_Written problem:_ Pull out every line with the word "this" from the entries below.

[Dataset items]
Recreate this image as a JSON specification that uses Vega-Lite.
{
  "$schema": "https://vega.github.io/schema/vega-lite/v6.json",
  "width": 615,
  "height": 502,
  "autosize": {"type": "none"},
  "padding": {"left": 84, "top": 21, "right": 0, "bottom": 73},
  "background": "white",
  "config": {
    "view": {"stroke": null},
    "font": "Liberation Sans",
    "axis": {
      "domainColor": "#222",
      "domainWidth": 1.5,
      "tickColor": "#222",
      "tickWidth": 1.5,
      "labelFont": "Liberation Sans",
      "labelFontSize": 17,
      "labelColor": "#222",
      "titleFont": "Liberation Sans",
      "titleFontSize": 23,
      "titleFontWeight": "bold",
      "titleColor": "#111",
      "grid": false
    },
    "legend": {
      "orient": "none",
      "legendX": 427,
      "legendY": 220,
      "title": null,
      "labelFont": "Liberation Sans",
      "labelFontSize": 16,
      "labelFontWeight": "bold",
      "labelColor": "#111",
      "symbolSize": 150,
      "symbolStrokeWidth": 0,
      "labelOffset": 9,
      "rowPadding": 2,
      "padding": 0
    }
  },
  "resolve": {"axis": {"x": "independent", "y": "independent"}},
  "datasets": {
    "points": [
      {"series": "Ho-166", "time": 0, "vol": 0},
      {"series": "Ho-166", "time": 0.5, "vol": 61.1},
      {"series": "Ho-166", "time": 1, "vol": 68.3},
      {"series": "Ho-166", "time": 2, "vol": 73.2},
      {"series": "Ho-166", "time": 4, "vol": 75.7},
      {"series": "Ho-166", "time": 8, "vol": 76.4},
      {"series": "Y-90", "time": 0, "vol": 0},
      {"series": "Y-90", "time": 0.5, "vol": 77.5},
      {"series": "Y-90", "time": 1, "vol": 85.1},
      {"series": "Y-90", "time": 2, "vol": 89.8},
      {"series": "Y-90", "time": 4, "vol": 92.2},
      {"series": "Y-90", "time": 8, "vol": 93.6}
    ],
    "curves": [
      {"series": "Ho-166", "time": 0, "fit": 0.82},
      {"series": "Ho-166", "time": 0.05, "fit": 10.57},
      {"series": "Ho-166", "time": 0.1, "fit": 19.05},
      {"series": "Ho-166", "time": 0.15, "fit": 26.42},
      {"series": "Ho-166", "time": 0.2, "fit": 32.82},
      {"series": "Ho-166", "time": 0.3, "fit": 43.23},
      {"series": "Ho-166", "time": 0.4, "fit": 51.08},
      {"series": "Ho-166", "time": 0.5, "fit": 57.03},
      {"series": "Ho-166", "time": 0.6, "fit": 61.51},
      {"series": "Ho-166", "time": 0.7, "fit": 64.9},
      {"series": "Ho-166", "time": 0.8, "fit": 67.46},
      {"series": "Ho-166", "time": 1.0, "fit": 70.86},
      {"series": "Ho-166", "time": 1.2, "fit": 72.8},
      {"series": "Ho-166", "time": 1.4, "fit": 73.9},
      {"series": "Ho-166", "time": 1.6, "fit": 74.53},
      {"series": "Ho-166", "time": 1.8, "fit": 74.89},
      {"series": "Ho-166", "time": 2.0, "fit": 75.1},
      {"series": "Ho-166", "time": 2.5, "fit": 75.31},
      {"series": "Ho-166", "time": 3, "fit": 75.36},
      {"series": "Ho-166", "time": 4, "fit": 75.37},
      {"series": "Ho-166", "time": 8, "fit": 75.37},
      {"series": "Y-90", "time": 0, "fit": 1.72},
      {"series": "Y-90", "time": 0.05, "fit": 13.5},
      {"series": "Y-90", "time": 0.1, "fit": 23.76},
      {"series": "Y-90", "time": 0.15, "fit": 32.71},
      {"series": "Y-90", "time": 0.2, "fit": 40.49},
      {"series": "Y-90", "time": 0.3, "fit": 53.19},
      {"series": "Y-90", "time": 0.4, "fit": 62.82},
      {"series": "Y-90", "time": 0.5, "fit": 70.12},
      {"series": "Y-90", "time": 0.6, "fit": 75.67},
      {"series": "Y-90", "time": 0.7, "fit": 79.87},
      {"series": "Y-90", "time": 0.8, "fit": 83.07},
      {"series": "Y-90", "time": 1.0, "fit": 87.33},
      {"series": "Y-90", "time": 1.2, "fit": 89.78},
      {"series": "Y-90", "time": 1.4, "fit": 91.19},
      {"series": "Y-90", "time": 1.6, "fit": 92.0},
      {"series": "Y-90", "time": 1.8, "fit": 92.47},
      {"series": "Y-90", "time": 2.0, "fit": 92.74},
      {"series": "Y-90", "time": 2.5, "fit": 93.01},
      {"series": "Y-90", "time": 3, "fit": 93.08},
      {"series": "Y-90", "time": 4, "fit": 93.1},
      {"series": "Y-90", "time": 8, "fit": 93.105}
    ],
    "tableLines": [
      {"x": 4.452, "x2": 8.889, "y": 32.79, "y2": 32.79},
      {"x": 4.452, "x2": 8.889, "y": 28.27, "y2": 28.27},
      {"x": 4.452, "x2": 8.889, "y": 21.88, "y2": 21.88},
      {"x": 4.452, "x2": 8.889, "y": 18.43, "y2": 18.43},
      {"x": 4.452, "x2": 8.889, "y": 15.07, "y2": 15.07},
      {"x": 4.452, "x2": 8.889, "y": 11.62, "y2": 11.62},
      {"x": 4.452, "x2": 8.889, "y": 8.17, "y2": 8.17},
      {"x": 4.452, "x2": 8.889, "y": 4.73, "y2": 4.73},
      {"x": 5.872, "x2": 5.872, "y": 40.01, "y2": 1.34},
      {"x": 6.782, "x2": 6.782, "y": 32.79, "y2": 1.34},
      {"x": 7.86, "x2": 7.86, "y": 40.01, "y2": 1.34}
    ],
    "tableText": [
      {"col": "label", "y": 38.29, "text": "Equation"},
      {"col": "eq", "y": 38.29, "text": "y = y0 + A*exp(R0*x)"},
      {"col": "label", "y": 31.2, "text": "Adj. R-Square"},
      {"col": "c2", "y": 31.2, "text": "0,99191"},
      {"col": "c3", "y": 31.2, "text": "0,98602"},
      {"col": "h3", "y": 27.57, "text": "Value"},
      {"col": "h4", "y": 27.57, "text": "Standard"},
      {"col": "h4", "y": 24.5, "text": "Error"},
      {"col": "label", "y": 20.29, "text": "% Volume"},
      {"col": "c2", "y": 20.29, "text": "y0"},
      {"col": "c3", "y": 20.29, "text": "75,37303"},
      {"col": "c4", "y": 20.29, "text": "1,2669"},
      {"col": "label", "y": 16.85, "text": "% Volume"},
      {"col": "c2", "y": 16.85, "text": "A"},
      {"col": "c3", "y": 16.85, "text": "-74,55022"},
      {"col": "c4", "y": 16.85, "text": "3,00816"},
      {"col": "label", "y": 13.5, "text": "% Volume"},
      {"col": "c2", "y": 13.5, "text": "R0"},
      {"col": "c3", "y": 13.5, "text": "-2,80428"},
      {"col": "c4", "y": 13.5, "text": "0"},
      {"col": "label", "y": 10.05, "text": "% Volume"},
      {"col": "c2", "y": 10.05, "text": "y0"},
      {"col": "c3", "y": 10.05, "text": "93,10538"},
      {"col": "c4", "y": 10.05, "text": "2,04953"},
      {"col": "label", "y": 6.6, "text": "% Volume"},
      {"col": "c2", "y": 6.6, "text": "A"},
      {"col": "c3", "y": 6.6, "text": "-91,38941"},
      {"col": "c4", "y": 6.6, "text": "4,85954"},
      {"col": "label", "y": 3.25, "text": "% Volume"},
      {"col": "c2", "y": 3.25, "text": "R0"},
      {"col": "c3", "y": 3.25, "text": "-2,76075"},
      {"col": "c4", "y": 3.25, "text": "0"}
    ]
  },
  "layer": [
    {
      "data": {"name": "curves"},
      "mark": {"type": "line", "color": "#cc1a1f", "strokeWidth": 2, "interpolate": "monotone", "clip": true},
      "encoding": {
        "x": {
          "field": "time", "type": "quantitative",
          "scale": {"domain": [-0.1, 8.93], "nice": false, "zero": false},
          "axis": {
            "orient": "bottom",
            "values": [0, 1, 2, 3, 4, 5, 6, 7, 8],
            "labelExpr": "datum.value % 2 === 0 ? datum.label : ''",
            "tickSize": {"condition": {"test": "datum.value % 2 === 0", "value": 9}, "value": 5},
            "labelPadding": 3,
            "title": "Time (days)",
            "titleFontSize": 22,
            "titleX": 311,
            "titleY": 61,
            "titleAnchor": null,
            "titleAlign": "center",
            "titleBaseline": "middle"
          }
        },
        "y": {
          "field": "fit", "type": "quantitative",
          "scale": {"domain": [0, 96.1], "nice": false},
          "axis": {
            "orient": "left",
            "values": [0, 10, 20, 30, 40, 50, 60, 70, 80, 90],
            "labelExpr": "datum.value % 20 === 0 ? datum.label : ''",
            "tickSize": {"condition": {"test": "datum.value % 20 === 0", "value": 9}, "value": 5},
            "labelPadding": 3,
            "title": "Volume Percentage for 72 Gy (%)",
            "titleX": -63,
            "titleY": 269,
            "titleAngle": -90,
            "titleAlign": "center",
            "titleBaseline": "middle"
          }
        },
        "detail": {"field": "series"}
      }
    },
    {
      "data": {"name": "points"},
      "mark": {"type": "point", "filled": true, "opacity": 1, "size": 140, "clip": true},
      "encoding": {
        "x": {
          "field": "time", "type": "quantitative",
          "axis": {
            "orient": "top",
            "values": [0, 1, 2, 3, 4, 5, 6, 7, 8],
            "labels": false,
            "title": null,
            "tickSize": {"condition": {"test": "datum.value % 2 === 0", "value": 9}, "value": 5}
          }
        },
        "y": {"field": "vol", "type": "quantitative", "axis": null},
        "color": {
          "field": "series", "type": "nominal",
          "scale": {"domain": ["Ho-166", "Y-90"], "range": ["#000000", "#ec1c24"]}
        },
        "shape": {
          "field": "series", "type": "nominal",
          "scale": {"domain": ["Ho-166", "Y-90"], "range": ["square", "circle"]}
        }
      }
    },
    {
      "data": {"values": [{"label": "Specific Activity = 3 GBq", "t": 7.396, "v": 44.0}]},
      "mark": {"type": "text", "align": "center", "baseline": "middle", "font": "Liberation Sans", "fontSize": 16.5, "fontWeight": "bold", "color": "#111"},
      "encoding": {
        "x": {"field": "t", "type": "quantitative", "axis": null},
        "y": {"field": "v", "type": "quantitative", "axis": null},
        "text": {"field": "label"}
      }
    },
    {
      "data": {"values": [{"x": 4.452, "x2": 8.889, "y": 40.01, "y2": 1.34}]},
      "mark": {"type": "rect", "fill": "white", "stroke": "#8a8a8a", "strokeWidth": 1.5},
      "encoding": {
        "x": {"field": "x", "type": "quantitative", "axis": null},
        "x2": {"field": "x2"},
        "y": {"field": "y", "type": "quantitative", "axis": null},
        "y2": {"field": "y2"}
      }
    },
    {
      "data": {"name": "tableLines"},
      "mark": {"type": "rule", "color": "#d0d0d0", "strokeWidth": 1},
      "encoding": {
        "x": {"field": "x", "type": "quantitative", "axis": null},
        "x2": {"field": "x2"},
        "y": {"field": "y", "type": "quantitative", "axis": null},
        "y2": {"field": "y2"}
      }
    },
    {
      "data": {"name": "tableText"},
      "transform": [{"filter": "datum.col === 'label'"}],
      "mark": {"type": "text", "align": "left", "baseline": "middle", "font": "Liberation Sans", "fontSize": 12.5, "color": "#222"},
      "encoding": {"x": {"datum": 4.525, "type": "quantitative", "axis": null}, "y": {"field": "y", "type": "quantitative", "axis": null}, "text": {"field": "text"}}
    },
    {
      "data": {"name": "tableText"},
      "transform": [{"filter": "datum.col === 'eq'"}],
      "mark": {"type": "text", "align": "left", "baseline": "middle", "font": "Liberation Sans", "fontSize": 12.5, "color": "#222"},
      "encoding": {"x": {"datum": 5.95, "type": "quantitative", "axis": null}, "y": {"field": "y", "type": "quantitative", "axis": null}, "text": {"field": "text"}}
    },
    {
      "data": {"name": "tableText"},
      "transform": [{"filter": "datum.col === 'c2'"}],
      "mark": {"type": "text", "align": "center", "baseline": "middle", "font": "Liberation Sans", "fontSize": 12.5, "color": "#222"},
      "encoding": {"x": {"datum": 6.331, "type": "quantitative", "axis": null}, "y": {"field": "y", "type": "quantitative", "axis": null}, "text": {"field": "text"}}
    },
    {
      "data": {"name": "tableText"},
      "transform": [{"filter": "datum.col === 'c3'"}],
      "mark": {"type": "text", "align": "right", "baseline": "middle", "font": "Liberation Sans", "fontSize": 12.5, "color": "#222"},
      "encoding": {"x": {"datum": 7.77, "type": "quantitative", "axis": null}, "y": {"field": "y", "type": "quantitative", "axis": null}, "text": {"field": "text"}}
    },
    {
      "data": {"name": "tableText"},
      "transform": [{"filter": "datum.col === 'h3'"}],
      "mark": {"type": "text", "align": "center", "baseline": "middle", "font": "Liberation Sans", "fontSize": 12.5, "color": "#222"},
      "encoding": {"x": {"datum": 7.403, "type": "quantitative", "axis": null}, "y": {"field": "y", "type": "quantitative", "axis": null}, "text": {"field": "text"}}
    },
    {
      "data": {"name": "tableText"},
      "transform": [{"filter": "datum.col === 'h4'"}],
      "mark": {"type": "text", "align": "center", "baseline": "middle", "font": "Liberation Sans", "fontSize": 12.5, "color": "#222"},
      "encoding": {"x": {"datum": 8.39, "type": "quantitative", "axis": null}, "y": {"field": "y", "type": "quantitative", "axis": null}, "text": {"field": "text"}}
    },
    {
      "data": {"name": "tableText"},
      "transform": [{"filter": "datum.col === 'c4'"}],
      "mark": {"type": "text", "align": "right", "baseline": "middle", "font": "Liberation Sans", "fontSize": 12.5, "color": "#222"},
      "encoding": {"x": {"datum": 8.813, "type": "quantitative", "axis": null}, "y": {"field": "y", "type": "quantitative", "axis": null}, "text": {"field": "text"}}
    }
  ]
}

* * *

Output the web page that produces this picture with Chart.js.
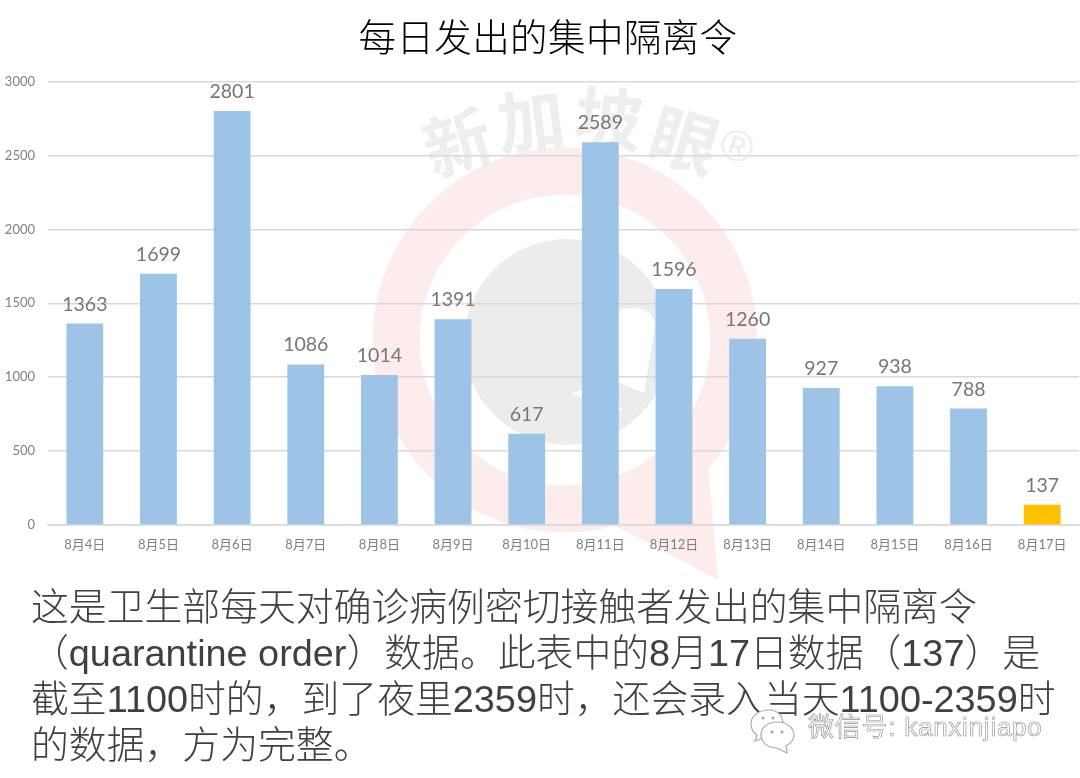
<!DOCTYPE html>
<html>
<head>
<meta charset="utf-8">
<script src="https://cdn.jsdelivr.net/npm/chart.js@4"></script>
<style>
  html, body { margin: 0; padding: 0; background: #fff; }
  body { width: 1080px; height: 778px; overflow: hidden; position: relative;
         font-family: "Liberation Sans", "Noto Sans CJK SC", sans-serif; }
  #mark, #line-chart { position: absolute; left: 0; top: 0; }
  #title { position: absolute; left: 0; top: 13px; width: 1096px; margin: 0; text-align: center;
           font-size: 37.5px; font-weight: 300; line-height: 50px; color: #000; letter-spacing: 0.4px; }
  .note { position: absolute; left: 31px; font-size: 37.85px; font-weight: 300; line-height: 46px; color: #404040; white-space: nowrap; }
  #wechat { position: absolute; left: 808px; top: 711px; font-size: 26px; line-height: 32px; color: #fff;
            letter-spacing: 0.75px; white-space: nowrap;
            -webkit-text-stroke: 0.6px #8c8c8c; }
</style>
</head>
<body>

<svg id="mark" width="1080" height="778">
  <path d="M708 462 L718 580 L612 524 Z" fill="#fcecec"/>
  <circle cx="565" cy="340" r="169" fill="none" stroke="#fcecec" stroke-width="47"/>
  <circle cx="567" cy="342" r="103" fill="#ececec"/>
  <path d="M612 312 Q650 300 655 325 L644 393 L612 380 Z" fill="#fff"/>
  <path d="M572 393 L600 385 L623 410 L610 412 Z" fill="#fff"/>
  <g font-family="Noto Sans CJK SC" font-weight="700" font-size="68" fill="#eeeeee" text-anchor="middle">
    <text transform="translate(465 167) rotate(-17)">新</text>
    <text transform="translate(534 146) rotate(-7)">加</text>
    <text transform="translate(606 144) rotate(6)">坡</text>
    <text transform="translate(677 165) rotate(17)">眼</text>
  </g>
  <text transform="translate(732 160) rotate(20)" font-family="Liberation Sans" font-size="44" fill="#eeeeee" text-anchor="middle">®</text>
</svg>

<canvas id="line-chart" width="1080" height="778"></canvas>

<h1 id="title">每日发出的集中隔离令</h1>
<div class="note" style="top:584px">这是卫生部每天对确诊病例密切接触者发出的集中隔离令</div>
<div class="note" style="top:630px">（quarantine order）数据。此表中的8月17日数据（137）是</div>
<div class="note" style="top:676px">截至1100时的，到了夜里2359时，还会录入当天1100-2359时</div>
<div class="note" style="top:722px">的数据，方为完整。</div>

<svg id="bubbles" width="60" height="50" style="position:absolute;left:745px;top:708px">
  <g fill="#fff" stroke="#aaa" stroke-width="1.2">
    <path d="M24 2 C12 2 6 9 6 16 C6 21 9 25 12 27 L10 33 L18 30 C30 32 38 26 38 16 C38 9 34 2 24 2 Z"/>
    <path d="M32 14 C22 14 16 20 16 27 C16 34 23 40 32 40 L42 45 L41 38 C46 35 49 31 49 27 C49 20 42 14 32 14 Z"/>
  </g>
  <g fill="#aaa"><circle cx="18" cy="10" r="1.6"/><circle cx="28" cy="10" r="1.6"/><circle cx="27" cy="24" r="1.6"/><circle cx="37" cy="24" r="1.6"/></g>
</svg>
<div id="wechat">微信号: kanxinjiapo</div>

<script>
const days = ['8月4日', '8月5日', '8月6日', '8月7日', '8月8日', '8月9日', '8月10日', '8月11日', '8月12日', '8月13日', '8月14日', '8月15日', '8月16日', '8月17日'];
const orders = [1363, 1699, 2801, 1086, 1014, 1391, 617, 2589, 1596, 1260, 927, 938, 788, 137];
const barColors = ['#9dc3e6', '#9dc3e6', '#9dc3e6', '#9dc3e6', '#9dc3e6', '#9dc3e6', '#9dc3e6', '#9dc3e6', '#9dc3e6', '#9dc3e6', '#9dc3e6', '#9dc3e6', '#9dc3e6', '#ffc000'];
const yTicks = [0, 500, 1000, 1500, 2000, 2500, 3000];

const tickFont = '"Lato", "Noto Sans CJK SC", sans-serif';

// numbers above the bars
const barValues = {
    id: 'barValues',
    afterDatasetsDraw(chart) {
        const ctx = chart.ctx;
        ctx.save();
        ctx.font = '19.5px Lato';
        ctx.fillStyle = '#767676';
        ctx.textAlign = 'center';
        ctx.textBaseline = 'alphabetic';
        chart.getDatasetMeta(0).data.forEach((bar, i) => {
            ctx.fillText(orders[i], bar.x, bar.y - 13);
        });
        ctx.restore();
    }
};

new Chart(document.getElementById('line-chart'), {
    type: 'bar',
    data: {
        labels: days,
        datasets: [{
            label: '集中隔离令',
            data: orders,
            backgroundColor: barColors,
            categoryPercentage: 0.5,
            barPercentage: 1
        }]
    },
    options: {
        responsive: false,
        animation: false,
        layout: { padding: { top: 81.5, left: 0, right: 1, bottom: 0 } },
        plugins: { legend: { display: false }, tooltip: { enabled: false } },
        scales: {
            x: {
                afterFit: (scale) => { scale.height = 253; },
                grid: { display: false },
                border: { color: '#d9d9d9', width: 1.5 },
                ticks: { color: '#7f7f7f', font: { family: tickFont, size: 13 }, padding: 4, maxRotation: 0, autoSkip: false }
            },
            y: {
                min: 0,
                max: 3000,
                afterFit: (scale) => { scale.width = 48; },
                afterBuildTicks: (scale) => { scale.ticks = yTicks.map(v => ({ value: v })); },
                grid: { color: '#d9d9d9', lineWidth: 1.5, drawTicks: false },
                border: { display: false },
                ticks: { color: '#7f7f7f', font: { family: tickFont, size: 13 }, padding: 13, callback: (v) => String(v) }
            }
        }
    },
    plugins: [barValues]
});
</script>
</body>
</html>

==

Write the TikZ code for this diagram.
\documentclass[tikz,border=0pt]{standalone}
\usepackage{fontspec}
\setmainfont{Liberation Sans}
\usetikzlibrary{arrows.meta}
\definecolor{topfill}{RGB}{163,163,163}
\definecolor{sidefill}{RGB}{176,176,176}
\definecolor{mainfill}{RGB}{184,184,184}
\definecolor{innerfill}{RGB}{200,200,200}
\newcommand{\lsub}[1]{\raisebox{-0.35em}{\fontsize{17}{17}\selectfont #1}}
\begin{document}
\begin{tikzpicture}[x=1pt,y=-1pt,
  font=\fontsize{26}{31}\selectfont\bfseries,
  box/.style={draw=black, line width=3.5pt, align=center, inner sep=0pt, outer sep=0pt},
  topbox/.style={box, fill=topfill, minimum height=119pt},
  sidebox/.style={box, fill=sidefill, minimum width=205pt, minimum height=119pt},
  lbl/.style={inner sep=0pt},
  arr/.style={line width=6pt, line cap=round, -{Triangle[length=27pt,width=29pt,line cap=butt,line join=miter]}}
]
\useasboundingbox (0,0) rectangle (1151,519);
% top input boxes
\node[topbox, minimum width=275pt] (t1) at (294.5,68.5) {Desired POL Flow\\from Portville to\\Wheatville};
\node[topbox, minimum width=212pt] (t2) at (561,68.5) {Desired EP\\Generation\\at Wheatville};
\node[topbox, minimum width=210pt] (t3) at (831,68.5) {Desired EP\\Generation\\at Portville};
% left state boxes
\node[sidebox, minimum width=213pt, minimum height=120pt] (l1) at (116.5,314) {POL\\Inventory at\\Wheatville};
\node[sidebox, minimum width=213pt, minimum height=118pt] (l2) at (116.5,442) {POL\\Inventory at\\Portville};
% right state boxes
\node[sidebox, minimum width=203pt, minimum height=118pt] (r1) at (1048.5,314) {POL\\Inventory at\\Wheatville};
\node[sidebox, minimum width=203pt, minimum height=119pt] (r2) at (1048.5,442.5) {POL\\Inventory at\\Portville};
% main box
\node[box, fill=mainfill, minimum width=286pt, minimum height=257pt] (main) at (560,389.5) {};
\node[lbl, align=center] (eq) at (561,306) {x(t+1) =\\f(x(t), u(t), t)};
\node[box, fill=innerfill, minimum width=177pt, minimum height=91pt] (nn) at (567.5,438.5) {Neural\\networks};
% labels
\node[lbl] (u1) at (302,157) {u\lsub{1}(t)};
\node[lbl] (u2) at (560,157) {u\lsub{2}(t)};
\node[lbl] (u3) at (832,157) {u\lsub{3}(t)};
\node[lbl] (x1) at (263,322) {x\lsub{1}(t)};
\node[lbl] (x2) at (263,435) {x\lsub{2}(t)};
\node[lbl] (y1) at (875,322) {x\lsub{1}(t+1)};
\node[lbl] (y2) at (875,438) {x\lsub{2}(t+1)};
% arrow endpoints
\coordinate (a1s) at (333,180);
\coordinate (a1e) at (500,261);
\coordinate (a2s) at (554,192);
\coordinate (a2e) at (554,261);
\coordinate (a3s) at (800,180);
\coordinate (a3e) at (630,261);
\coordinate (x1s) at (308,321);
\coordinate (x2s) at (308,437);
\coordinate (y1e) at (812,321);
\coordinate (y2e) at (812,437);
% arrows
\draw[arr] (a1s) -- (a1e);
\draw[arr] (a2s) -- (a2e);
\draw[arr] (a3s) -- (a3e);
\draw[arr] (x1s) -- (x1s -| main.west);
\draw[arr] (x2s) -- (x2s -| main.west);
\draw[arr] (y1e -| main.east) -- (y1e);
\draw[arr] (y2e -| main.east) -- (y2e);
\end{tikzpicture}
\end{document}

_Response:_
Recreate this image as a JSON specification that uses Vega-Lite.
Output the web page that produces this picture with Chart.js.
Write the TikZ code for this diagram.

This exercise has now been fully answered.